Last year, my in laws had an overabundance of fresh peaches, and my friends on their farm had a bunch of meat birds, so they traded a couple boxes of peaches for a few processed chickens for the freezer. Worked out pretty well... but the hard thing is finding two people who both have an abundance of something that the other person wants, at the same time. Which is why money was invented, of course. But then there's that pesky thing you mentioned without mentioning.
A regional bartering meetup kinda thing would be cool. For free stuff, I often watch Freecycle near my area (but all the best stuff is usually over the mountain 40 minutes away, and only worth it for large, expensive items). The most common "trade" that happens around me, however, is just sharing extra, as Riona mentioned.
My husband helped some friends of ours out with their excavator, helping to fix it. They gave us some honey. But it wasn't exactly at the same time, and nobody talked about payment or demanded an exchange of some kind.
People bring extra veggies to church in season when a surplus comes pouring out of their garden. Once a month the men get together early on a Saturday to discuss a book and then go to someone's house and help them out with what needs done. (Felling trees, splitting wood for a widow, putting a new roof on somebody's house, mulching.) When a couple has a new baby, there's a queue for making them dinner for a few weeks--and you'd better jump on the list fast, otherwise there will be no more spots.
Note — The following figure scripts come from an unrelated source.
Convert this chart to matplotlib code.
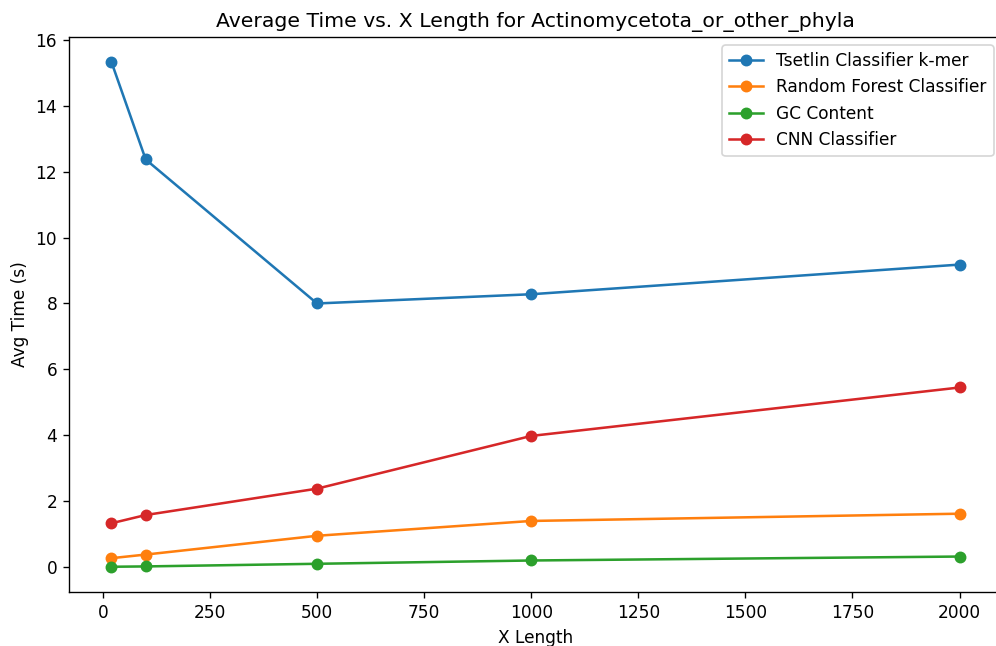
import matplotlib
matplotlib.use("Agg")
import matplotlib.pyplot as plt

x_lengths = [20, 100, 500, 1000, 2000]

tsetlin_times = [15.33, 12.37, 8.00, 8.28, 9.18]
rf_times = [0.27, 0.38, 0.95, 1.40, 1.62]
gc_times = [0.01, 0.02, 0.10, 0.20, 0.32]
cnn_times = [1.33, 1.58, 2.38, 3.98, 5.45]

series = [
    ("Tsetlin Classifier k-mer", tsetlin_times),
    ("Random Forest Classifier", rf_times),
    ("GC Content", gc_times),
    ("CNN Classifier", cnn_times),
]

dpi = 122
fig, ax = plt.subplots(figsize=(996 / dpi, 646 / dpi), dpi=dpi)
# the original is cropped a little on the right, so the axes run past the edge
fig.subplots_adjust(left=0.0693, right=1.006, top=0.9432, bottom=0.0836)
ax.spines['right'].set_visible(False)

for name, vals in series:
    ax.plot(x_lengths, vals, marker='o', label=name)

ax.set_title("Average Time vs. X Length for Actinomycetota_or_other_phyla")
ax.set_xlabel("X Length")
ax.set_ylabel("Avg Time (s)")
ax.legend(loc='upper right')

plt.savefig("out.png")
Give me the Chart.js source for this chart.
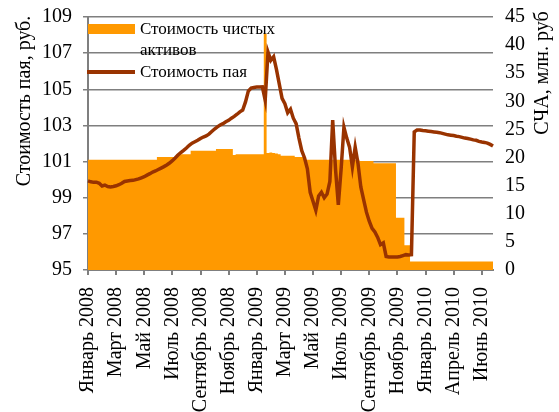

I was talking to the lady who takes care of the plants around the church about gardens and flowerbeds, and she said that she's having to downsize her gardens and flowerbeds as she gets older, and could come by sometime with some plants if I wanted them and help me put them in. And I was talking to an older man about his apricot, which flowers too early and loses buds to frost, and he offered me plants as well. Another woman has an elderberry bush and offered me a cutting. At the moment, I don't have much to offer in return, but they're willing to give generously, and I'm very thankful for that. Hopefully I'll be able to bless them as well in the future, or to serve in some other way, but it's not a transactional relationship. No one's keeping count. We're all trying to give when we can.
I guess what I'm trying to get at is that, when you have a built-in community already like that, often the most wonderful things happen just from talking to people and from freely giving. These people have known me for over a decade, some of them since I was born (!), so that helps.
But... some people don't have a community like that at the ready. A sort of organized bartering/exchange system would be wonderful there. I'm imagining something like Freecycle, but for bartering...
My husband's bad experience with bartering came when he built something for a friend and was offered a motorcycle in exchange. The motorcycle wasn't what he expected--it needed a lot more work than advertised, and my husband felt a bit cheated, as the work he had offered was of much greater value. It's that difficult thing where working for friends and family can drive a wedge between people. For bartering there would need to be clear expectations up front. And perhaps not bartering with friends and family. I prefer freely giving and receiving with no accounting, anyway...
My good experience with bartering was when I traded help processing some meat ducks for a five gallon bucket of earthworms (and some cash). I had already been helping with chicken processing, and when asked to help with ducks, I proposed the earthworm trade. It was clear up front, and honestly I was prepared to be happy with whatever I received. I wasn't even expecting to be paid, too, so that was just a bonus.
My mother, a teacher, barters her help weeding and working at our friend's farm (same friend with the chickens) for part of a CSA share each week during the summer. She loves it. But again, we know these people from church, so that's where the connection started.